*GOAL*. Pick out every line holding the string "matplotlib" and copy it.
--- Begin PROVIDED DATA ---
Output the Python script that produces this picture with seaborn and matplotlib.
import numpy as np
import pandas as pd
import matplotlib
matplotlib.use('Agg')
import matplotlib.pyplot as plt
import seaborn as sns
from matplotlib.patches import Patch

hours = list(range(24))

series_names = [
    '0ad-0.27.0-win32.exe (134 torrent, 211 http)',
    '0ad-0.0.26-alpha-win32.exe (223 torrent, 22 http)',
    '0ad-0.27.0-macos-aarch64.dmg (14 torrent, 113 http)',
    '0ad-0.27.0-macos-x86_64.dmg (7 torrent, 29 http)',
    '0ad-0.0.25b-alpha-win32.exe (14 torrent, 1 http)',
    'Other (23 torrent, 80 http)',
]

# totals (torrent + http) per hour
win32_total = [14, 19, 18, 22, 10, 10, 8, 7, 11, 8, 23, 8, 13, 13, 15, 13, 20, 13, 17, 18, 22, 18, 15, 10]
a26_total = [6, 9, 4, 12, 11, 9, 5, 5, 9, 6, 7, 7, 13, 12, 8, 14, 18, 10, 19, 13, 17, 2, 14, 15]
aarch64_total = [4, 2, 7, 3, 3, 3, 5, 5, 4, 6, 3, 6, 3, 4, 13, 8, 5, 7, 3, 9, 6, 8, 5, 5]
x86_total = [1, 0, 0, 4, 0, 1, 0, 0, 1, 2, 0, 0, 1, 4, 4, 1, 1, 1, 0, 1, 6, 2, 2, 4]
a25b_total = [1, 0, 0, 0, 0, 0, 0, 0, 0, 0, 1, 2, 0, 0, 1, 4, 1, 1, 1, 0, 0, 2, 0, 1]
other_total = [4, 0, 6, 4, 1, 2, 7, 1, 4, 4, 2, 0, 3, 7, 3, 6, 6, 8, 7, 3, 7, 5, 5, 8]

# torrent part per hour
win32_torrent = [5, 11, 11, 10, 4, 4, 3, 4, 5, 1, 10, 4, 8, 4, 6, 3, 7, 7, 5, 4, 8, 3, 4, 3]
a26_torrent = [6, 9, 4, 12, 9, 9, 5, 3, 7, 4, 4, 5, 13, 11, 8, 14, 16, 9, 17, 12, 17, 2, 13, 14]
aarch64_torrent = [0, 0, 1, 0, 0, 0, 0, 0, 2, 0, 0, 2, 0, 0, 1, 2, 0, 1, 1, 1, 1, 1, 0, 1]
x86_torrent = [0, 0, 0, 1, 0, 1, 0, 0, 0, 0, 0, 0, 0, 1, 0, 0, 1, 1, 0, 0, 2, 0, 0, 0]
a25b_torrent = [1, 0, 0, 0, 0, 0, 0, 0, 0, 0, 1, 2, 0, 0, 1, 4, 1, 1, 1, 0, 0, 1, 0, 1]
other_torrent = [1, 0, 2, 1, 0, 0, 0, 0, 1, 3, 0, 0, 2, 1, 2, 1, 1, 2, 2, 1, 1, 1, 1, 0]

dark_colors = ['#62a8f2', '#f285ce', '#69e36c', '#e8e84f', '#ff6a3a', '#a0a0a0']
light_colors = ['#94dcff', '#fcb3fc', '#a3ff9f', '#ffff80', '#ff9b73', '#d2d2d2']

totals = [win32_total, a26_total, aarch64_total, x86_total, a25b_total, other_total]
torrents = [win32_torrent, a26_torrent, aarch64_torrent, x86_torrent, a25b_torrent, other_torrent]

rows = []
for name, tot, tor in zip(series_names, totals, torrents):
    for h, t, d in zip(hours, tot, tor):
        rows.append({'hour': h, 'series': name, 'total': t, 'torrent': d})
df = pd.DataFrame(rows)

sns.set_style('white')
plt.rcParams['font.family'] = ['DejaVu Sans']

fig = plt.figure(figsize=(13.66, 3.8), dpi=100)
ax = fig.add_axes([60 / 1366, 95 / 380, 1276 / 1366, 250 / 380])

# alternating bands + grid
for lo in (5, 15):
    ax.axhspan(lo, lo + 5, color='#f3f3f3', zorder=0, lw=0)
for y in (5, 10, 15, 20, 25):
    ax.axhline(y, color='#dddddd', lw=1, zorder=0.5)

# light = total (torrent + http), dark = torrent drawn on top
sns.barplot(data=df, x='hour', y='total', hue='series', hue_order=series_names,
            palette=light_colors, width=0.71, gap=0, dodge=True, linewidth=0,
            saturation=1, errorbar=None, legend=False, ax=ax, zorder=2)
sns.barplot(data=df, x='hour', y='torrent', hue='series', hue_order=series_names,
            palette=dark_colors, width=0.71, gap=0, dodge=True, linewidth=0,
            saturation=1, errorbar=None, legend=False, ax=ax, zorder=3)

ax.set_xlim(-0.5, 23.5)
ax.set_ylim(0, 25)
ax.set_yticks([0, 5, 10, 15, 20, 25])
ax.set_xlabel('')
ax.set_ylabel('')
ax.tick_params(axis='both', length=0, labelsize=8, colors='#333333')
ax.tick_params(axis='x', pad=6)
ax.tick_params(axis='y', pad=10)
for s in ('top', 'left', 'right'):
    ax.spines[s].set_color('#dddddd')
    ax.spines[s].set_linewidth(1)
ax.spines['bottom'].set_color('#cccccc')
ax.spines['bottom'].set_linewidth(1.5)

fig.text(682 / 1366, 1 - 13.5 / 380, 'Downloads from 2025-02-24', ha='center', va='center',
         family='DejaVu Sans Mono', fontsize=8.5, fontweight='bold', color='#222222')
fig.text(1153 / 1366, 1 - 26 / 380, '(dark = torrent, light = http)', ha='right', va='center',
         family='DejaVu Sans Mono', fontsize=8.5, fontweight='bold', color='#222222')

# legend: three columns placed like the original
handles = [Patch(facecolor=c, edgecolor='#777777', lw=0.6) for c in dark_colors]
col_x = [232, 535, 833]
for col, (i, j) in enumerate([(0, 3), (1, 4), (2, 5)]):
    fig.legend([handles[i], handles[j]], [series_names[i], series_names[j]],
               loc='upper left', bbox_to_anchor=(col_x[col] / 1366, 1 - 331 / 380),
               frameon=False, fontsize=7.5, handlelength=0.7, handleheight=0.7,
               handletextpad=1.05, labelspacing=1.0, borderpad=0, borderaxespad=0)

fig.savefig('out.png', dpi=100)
--- End PROVIDED DATA ---
*EXERCISE RESULT*.
Output the Python script that produces this picture with seaborn and matplotlib.
import matplotlib
matplotlib.use('Agg')
import matplotlib.pyplot as plt
from matplotlib.patches import Patch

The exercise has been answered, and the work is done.